Problem details → Reproduce the listing word for word. Skip any image.

Supplied information →
-- begin --

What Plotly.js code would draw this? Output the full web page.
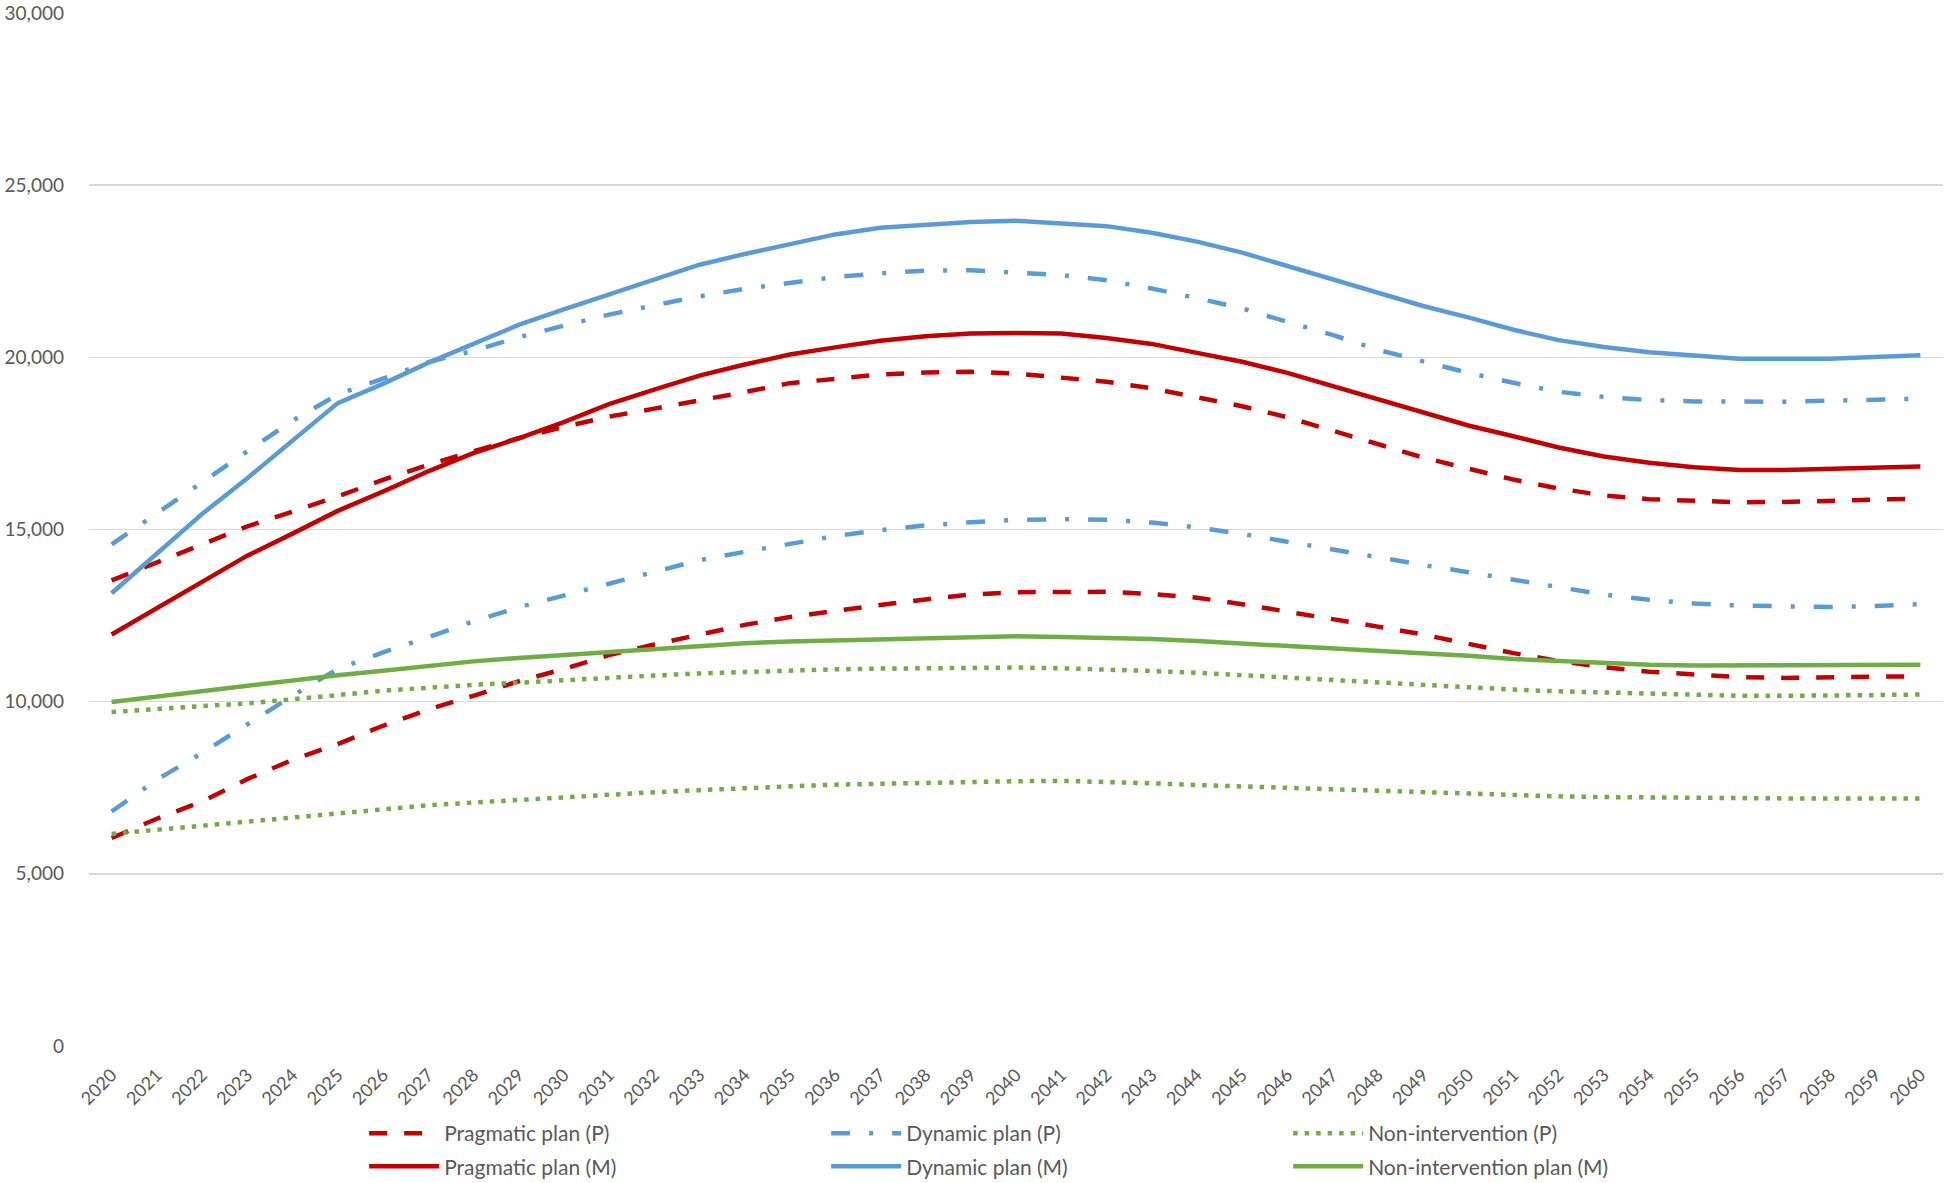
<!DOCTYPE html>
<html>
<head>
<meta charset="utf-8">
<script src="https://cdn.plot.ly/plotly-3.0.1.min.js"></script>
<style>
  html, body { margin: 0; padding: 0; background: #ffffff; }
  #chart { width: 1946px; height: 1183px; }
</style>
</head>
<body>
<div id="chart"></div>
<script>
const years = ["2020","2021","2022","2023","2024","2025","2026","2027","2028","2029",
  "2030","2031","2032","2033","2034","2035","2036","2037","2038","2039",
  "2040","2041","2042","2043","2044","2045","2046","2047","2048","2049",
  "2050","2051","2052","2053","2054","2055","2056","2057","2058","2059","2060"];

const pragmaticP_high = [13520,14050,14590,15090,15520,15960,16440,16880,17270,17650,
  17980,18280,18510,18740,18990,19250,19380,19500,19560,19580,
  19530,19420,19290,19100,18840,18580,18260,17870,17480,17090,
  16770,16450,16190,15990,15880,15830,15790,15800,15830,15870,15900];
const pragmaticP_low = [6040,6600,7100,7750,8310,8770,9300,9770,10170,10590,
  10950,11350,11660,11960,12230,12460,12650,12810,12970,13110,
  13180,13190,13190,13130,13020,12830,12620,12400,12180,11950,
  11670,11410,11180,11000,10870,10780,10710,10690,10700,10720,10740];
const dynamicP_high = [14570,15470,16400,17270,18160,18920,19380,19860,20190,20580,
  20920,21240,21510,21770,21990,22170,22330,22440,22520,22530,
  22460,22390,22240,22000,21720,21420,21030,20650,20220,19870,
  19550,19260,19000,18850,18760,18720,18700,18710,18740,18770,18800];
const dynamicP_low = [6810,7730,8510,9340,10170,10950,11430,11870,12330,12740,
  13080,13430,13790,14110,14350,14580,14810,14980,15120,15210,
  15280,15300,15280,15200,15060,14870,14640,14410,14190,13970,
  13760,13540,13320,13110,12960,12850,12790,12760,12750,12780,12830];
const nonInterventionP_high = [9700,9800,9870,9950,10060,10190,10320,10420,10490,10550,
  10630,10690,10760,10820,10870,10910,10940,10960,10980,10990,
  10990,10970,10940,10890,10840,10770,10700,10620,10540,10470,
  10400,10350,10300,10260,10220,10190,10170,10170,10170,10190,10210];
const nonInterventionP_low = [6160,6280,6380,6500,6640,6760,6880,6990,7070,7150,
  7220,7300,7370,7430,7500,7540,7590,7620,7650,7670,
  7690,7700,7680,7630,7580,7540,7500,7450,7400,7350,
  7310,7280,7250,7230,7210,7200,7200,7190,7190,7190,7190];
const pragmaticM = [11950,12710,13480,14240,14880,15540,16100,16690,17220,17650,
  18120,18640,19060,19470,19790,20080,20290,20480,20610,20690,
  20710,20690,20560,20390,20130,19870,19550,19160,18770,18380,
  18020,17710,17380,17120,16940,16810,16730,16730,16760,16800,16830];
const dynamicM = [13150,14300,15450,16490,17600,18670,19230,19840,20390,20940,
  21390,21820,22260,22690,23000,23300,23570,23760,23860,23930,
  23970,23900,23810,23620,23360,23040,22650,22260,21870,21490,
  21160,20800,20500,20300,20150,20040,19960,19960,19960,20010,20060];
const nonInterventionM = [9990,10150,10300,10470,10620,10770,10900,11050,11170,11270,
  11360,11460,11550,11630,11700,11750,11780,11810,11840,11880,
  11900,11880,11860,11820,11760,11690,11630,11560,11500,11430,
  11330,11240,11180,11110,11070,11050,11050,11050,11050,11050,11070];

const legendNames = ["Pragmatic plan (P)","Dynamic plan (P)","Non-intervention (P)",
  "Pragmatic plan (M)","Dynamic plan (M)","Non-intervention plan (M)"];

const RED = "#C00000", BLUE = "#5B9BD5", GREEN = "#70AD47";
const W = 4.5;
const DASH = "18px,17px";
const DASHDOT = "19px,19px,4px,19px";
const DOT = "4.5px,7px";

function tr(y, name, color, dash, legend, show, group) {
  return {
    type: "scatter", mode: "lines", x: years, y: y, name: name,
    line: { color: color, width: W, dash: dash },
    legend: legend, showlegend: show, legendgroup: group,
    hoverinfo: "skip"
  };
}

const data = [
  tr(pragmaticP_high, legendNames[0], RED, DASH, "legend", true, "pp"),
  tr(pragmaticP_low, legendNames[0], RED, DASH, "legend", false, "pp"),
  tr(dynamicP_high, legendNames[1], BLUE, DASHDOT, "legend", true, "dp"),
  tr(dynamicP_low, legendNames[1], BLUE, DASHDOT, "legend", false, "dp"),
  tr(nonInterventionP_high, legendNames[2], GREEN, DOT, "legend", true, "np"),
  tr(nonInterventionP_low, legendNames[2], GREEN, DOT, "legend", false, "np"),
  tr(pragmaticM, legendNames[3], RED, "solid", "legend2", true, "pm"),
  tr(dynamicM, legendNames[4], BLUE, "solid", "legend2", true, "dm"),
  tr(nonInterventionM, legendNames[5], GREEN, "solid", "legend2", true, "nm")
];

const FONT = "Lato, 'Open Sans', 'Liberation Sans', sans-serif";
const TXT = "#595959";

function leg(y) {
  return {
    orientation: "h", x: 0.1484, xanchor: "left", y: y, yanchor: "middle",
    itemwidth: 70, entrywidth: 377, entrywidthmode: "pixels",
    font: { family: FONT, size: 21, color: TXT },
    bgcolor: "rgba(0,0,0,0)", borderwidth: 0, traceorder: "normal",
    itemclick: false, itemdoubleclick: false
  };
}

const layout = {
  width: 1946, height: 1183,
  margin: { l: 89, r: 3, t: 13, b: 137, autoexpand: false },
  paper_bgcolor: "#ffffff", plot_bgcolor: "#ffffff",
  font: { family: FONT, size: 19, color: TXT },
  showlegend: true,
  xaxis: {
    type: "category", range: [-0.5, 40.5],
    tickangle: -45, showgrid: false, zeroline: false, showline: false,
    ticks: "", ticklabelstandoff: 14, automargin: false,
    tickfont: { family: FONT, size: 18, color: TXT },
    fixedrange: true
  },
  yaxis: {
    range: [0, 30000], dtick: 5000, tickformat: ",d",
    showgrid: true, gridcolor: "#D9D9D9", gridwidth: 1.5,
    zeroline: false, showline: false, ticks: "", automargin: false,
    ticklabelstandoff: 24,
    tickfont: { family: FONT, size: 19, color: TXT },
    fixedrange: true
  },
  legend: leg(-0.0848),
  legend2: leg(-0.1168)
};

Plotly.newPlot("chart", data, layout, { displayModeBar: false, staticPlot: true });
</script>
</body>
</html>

-- end --

Response →
What Plotly.js code would draw this? Output the full web page.
<!DOCTYPE html>
<html>
<head>
<meta charset="utf-8">
<script src="https://cdn.plot.ly/plotly-3.0.1.min.js"></script>
<style>
  html, body { margin: 0; padding: 0; background: #ffffff; }
  #chart { width: 1946px; height: 1183px; }
</style>
</head>
<body>
<div id="chart"></div>
<script>
const years = ["2020","2021","2022","2023","2024","2025","2026","2027","2028","2029",
  "2030","2031","2032","2033","2034","2035","2036","2037","2038","2039",
  "2040","2041","2042","2043","2044","2045","2046","2047","2048","2049",
  "2050","2051","2052","2053","2054","2055","2056","2057","2058","2059","2060"];

const pragmaticP_high = [13520,14050,14590,15090,15520,15960,16440,16880,17270,17650,
  17980,18280,18510,18740,18990,19250,19380,19500,19560,19580,
  19530,19420,19290,19100,18840,18580,18260,17870,17480,17090,
  16770,16450,16190,15990,15880,15830,15790,15800,15830,15870,15900];
const pragmaticP_low = [6040,6600,7100,7750,8310,8770,9300,9770,10170,10590,
  10950,11350,11660,11960,12230,12460,12650,12810,12970,13110,
  13180,13190,13190,13130,13020,12830,12620,12400,12180,11950,
  11670,11410,11180,11000,10870,10780,10710,10690,10700,10720,10740];
const dynamicP_high = [14570,15470,16400,17270,18160,18920,19380,19860,20190,20580,
  20920,21240,21510,21770,21990,22170,22330,22440,22520,22530,
  22460,22390,22240,22000,21720,21420,21030,20650,20220,19870,
  19550,19260,19000,18850,18760,18720,18700,18710,18740,18770,18800];
const dynamicP_low = [6810,7730,8510,9340,10170,10950,11430,11870,12330,12740,
  13080,13430,13790,14110,14350,14580,14810,14980,15120,15210,
  15280,15300,15280,15200,15060,14870,14640,14410,14190,13970,
  13760,13540,13320,13110,12960,12850,12790,12760,12750,12780,12830];
const nonInterventionP_high = [9700,9800,9870,9950,10060,10190,10320,10420,10490,10550,
  10630,10690,10760,10820,10870,10910,10940,10960,10980,10990,
  10990,10970,10940,10890,10840,10770,10700,10620,10540,10470,
  10400,10350,10300,10260,10220,10190,10170,10170,10170,10190,10210];
const nonInterventionP_low = [6160,6280,6380,6500,6640,6760,6880,6990,7070,7150,
  7220,7300,7370,7430,7500,7540,7590,7620,7650,7670,
  7690,7700,7680,7630,7580,7540,7500,7450,7400,7350,
  7310,7280,7250,7230,7210,7200,7200,7190,7190,7190,7190];
const pragmaticM = [11950,12710,13480,14240,14880,15540,16100,16690,17220,17650,
  18120,18640,19060,19470,19790,20080,20290,20480,20610,20690,
  20710,20690,20560,20390,20130,19870,19550,19160,18770,18380,
  18020,17710,17380,17120,16940,16810,16730,16730,16760,16800,16830];
const dynamicM = [13150,14300,15450,16490,17600,18670,19230,19840,20390,20940,
  21390,21820,22260,22690,23000,23300,23570,23760,23860,23930,
  23970,23900,23810,23620,23360,23040,22650,22260,21870,21490,
  21160,20800,20500,20300,20150,20040,19960,19960,19960,20010,20060];
const nonInterventionM = [9990,10150,10300,10470,10620,10770,10900,11050,11170,11270,
  11360,11460,11550,11630,11700,11750,11780,11810,11840,11880,
  11900,11880,11860,11820,11760,11690,11630,11560,11500,11430,
  11330,11240,11180,11110,11070,11050,11050,11050,11050,11050,11070];

const legendNames = ["Pragmatic plan (P)","Dynamic plan (P)","Non-intervention (P)",
  "Pragmatic plan (M)","Dynamic plan (M)","Non-intervention plan (M)"];

const RED = "#C00000", BLUE = "#5B9BD5", GREEN = "#70AD47";
const W = 4.5;
const DASH = "18px,17px";
const DASHDOT = "19px,19px,4px,19px";
const DOT = "4.5px,7px";

function tr(y, name, color, dash, legend, show, group) {
  return {
    type: "scatter", mode: "lines", x: years, y: y, name: name,
    line: { color: color, width: W, dash: dash },
    legend: legend, showlegend: show, legendgroup: group,
    hoverinfo: "skip"
  };
}

const data = [
  tr(pragmaticP_high, legendNames[0], RED, DASH, "legend", true, "pp"),
  tr(pragmaticP_low, legendNames[0], RED, DASH, "legend", false, "pp"),
  tr(dynamicP_high, legendNames[1], BLUE, DASHDOT, "legend", true, "dp"),
  tr(dynamicP_low, legendNames[1], BLUE, DASHDOT, "legend", false, "dp"),
  tr(nonInterventionP_high, legendNames[2], GREEN, DOT, "legend", true, "np"),
  tr(nonInterventionP_low, legendNames[2], GREEN, DOT, "legend", false, "np"),
  tr(pragmaticM, legendNames[3], RED, "solid", "legend2", true, "pm"),
  tr(dynamicM, legendNames[4], BLUE, "solid", "legend2", true, "dm"),
  tr(nonInterventionM, legendNames[5], GREEN, "solid", "legend2", true, "nm")
];

const FONT = "Lato, 'Open Sans', 'Liberation Sans', sans-serif";
const TXT = "#595959";

function leg(y) {
  return {
    orientation: "h", x: 0.1484, xanchor: "left", y: y, yanchor: "middle",
    itemwidth: 70, entrywidth: 377, entrywidthmode: "pixels",
    font: { family: FONT, size: 21, color: TXT },
    bgcolor: "rgba(0,0,0,0)", borderwidth: 0, traceorder: "normal",
    itemclick: false, itemdoubleclick: false
  };
}

const layout = {
  width: 1946, height: 1183,
  margin: { l: 89, r: 3, t: 13, b: 137, autoexpand: false },
  paper_bgcolor: "#ffffff", plot_bgcolor: "#ffffff",
  font: { family: FONT, size: 19, color: TXT },
  showlegend: true,
  xaxis: {
    type: "category", range: [-0.5, 40.5],
    tickangle: -45, showgrid: false, zeroline: false, showline: false,
    ticks: "", ticklabelstandoff: 14, automargin: false,
    tickfont: { family: FONT, size: 18, color: TXT },
    fixedrange: true
  },
  yaxis: {
    range: [0, 30000], dtick: 5000, tickformat: ",d",
    showgrid: true, gridcolor: "#D9D9D9", gridwidth: 1.5,
    zeroline: false, showline: false, ticks: "", automargin: false,
    ticklabelstandoff: 24,
    tickfont: { family: FONT, size: 19, color: TXT },
    fixedrange: true
  },
  legend: leg(-0.0848),
  legend2: leg(-0.1168)
};

Plotly.newPlot("chart", data, layout, { displayModeBar: false, staticPlot: true });
</script>
</body>
</html>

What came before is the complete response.